» **Required task**
Leave out the images; return the rest of the data exactly.

» **Information provided**
"""

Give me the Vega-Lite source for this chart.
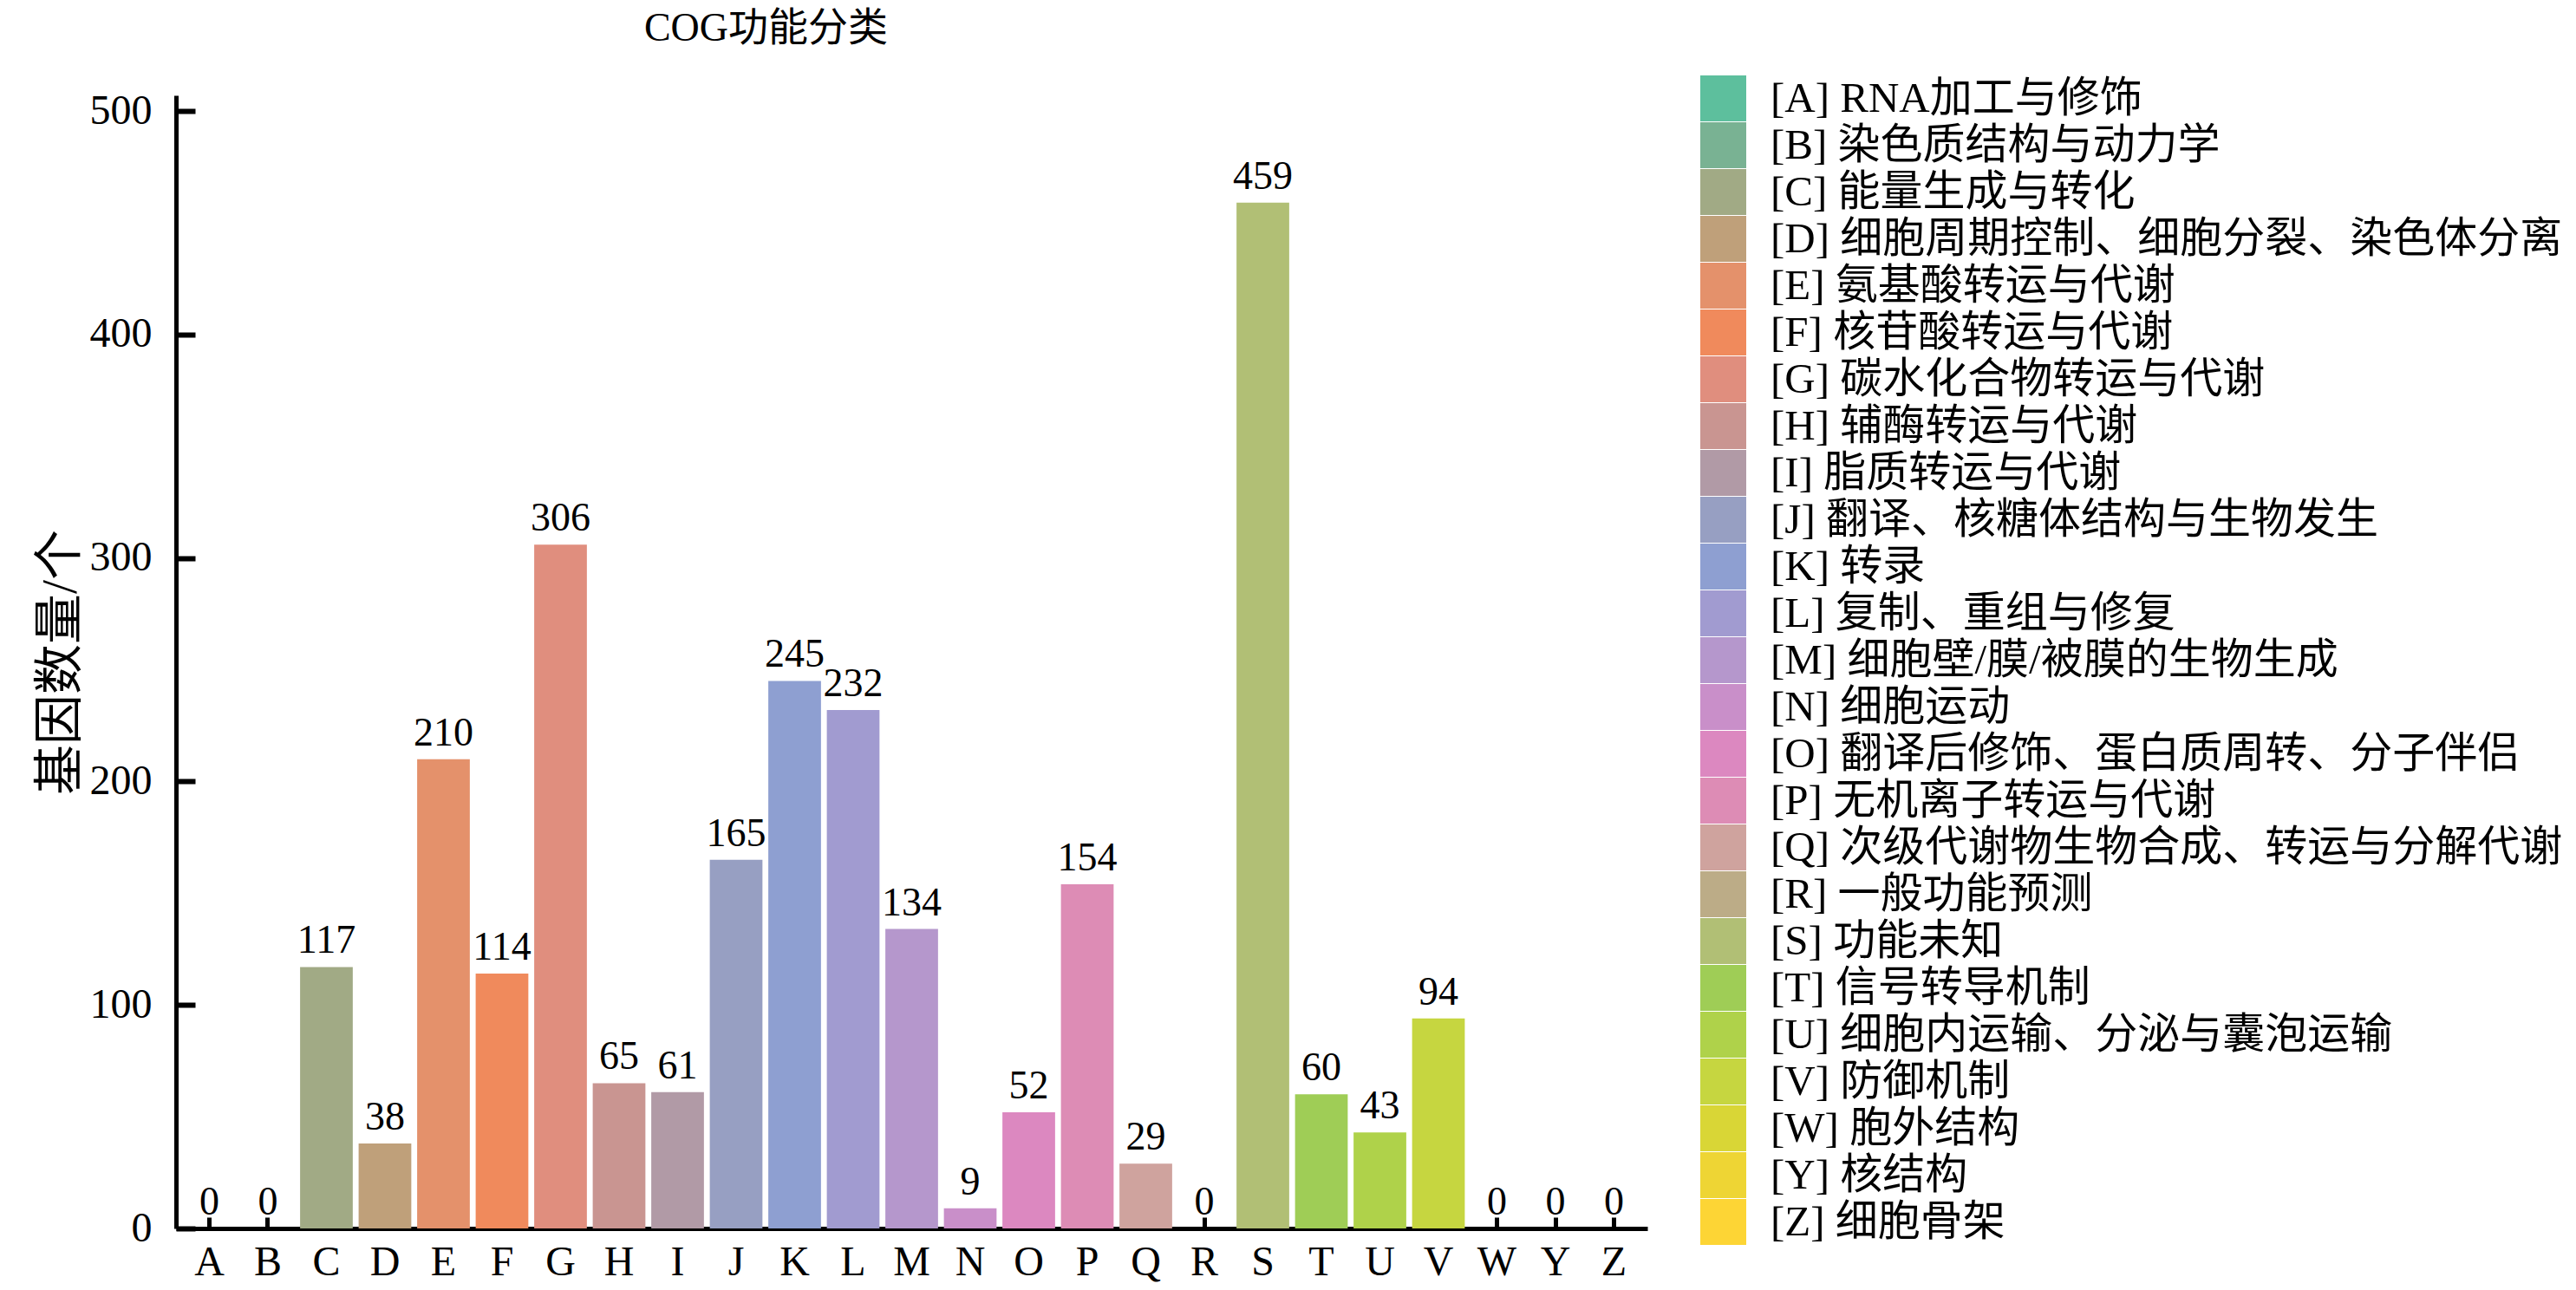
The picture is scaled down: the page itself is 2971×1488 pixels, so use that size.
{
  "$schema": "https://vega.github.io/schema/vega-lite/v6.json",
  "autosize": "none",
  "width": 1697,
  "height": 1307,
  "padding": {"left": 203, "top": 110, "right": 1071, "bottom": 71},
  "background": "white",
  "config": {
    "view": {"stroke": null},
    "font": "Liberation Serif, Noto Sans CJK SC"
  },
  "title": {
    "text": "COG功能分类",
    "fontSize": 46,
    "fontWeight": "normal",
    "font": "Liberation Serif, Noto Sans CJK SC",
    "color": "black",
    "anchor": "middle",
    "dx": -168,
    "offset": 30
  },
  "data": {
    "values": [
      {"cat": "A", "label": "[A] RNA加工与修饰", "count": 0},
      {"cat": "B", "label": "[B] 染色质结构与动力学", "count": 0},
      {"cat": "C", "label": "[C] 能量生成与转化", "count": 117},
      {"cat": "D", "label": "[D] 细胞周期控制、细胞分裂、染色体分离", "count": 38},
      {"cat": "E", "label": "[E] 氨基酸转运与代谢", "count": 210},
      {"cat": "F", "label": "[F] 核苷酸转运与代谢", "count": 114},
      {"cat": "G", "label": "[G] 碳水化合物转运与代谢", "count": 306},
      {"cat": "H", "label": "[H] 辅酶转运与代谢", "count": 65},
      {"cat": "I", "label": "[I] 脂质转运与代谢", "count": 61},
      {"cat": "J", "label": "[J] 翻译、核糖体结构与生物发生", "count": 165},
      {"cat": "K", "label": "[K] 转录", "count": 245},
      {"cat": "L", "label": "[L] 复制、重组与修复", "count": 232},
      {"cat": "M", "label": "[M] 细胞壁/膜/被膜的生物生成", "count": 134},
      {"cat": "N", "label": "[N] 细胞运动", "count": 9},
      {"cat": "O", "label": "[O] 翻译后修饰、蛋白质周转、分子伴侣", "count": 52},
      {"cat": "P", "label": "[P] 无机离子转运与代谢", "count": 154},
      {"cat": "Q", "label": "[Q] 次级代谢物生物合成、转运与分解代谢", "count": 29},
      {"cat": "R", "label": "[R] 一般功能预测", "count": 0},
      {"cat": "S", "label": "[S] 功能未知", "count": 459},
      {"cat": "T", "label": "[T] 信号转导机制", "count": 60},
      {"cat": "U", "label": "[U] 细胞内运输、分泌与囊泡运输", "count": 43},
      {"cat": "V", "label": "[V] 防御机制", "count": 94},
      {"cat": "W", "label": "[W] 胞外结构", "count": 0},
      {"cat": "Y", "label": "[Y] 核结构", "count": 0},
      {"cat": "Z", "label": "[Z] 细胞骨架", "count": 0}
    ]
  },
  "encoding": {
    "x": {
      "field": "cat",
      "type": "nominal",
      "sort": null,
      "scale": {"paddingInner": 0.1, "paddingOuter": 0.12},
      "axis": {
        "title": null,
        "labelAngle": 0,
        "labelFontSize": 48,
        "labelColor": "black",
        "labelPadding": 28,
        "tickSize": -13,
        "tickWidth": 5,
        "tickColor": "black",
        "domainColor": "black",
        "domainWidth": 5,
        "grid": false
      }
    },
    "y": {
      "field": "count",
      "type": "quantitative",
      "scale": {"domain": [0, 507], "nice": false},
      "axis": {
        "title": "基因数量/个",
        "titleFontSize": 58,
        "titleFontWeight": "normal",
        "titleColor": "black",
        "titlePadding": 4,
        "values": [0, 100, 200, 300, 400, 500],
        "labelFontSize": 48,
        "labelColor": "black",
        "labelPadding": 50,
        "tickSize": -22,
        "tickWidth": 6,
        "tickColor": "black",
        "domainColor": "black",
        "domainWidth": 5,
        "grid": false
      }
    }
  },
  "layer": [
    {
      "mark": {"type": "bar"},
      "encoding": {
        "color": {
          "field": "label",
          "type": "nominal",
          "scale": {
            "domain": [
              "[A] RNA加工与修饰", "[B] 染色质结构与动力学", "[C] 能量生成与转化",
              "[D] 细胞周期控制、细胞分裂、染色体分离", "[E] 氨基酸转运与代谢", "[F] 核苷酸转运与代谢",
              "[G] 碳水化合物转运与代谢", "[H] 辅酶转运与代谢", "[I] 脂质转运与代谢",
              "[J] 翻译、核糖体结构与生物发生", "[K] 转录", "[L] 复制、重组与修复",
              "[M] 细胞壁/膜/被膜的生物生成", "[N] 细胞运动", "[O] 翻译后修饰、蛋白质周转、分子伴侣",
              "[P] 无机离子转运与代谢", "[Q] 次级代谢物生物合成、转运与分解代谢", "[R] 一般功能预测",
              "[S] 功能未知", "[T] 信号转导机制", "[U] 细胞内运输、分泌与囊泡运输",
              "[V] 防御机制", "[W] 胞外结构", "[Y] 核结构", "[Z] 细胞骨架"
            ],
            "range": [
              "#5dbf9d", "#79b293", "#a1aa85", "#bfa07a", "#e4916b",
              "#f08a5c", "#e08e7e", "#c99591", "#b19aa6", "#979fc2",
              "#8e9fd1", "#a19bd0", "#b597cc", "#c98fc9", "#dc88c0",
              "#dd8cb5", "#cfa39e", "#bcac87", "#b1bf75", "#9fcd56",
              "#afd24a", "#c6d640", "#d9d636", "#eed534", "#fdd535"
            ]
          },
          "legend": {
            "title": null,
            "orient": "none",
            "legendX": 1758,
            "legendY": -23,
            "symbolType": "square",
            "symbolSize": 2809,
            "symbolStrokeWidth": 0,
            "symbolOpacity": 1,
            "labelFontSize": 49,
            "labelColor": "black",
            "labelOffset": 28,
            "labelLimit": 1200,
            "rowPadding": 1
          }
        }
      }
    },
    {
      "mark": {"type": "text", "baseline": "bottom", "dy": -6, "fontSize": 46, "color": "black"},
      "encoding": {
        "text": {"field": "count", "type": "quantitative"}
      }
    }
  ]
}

"""

» **Expected answer**
Give me the Vega-Lite source for this chart.
The picture is scaled down: the page itself is 2971×1488 pixels, so use that size.
{
  "$schema": "https://vega.github.io/schema/vega-lite/v6.json",
  "autosize": "none",
  "width": 1697,
  "height": 1307,
  "padding": {"left": 203, "top": 110, "right": 1071, "bottom": 71},
  "background": "white",
  "config": {
    "view": {"stroke": null},
    "font": "Liberation Serif, Noto Sans CJK SC"
  },
  "title": {
    "text": "COG功能分类",
    "fontSize": 46,
    "fontWeight": "normal",
    "font": "Liberation Serif, Noto Sans CJK SC",
    "color": "black",
    "anchor": "middle",
    "dx": -168,
    "offset": 30
  },
  "data": {
    "values": [
      {"cat": "A", "label": "[A] RNA加工与修饰", "count": 0},
      {"cat": "B", "label": "[B] 染色质结构与动力学", "count": 0},
      {"cat": "C", "label": "[C] 能量生成与转化", "count": 117},
      {"cat": "D", "label": "[D] 细胞周期控制、细胞分裂、染色体分离", "count": 38},
      {"cat": "E", "label": "[E] 氨基酸转运与代谢", "count": 210},
      {"cat": "F", "label": "[F] 核苷酸转运与代谢", "count": 114},
      {"cat": "G", "label": "[G] 碳水化合物转运与代谢", "count": 306},
      {"cat": "H", "label": "[H] 辅酶转运与代谢", "count": 65},
      {"cat": "I", "label": "[I] 脂质转运与代谢", "count": 61},
      {"cat": "J", "label": "[J] 翻译、核糖体结构与生物发生", "count": 165},
      {"cat": "K", "label": "[K] 转录", "count": 245},
      {"cat": "L", "label": "[L] 复制、重组与修复", "count": 232},
      {"cat": "M", "label": "[M] 细胞壁/膜/被膜的生物生成", "count": 134},
      {"cat": "N", "label": "[N] 细胞运动", "count": 9},
      {"cat": "O", "label": "[O] 翻译后修饰、蛋白质周转、分子伴侣", "count": 52},
      {"cat": "P", "label": "[P] 无机离子转运与代谢", "count": 154},
      {"cat": "Q", "label": "[Q] 次级代谢物生物合成、转运与分解代谢", "count": 29},
      {"cat": "R", "label": "[R] 一般功能预测", "count": 0},
      {"cat": "S", "label": "[S] 功能未知", "count": 459},
      {"cat": "T", "label": "[T] 信号转导机制", "count": 60},
      {"cat": "U", "label": "[U] 细胞内运输、分泌与囊泡运输", "count": 43},
      {"cat": "V", "label": "[V] 防御机制", "count": 94},
      {"cat": "W", "label": "[W] 胞外结构", "count": 0},
      {"cat": "Y", "label": "[Y] 核结构", "count": 0},
      {"cat": "Z", "label": "[Z] 细胞骨架", "count": 0}
    ]
  },
  "encoding": {
    "x": {
      "field": "cat",
      "type": "nominal",
      "sort": null,
      "scale": {"paddingInner": 0.1, "paddingOuter": 0.12},
      "axis": {
        "title": null,
        "labelAngle": 0,
        "labelFontSize": 48,
        "labelColor": "black",
        "labelPadding": 28,
        "tickSize": -13,
        "tickWidth": 5,
        "tickColor": "black",
        "domainColor": "black",
        "domainWidth": 5,
        "grid": false
      }
    },
    "y": {
      "field": "count",
      "type": "quantitative",
      "scale": {"domain": [0, 507], "nice": false},
      "axis": {
        "title": "基因数量/个",
        "titleFontSize": 58,
        "titleFontWeight": "normal",
        "titleColor": "black",
        "titlePadding": 4,
        "values": [0, 100, 200, 300, 400, 500],
        "labelFontSize": 48,
        "labelColor": "black",
        "labelPadding": 50,
        "tickSize": -22,
        "tickWidth": 6,
        "tickColor": "black",
        "domainColor": "black",
        "domainWidth": 5,
        "grid": false
      }
    }
  },
  "layer": [
    {
      "mark": {"type": "bar"},
      "encoding": {
        "color": {
          "field": "label",
          "type": "nominal",
          "scale": {
            "domain": [
              "[A] RNA加工与修饰", "[B] 染色质结构与动力学", "[C] 能量生成与转化",
              "[D] 细胞周期控制、细胞分裂、染色体分离", "[E] 氨基酸转运与代谢", "[F] 核苷酸转运与代谢",
              "[G] 碳水化合物转运与代谢", "[H] 辅酶转运与代谢", "[I] 脂质转运与代谢",
              "[J] 翻译、核糖体结构与生物发生", "[K] 转录", "[L] 复制、重组与修复",
              "[M] 细胞壁/膜/被膜的生物生成", "[N] 细胞运动", "[O] 翻译后修饰、蛋白质周转、分子伴侣",
              "[P] 无机离子转运与代谢", "[Q] 次级代谢物生物合成、转运与分解代谢", "[R] 一般功能预测",
              "[S] 功能未知", "[T] 信号转导机制", "[U] 细胞内运输、分泌与囊泡运输",
              "[V] 防御机制", "[W] 胞外结构", "[Y] 核结构", "[Z] 细胞骨架"
            ],
            "range": [
              "#5dbf9d", "#79b293", "#a1aa85", "#bfa07a", "#e4916b",
              "#f08a5c", "#e08e7e", "#c99591", "#b19aa6", "#979fc2",
              "#8e9fd1", "#a19bd0", "#b597cc", "#c98fc9", "#dc88c0",
              "#dd8cb5", "#cfa39e", "#bcac87", "#b1bf75", "#9fcd56",
              "#afd24a", "#c6d640", "#d9d636", "#eed534", "#fdd535"
            ]
          },
          "legend": {
            "title": null,
            "orient": "none",
            "legendX": 1758,
            "legendY": -23,
            "symbolType": "square",
            "symbolSize": 2809,
            "symbolStrokeWidth": 0,
            "symbolOpacity": 1,
            "labelFontSize": 49,
            "labelColor": "black",
            "labelOffset": 28,
            "labelLimit": 1200,
            "rowPadding": 1
          }
        }
      }
    },
    {
      "mark": {"type": "text", "baseline": "bottom", "dy": -6, "fontSize": 46, "color": "black"},
      "encoding": {
        "text": {"field": "count", "type": "quantitative"}
      }
    }
  ]
}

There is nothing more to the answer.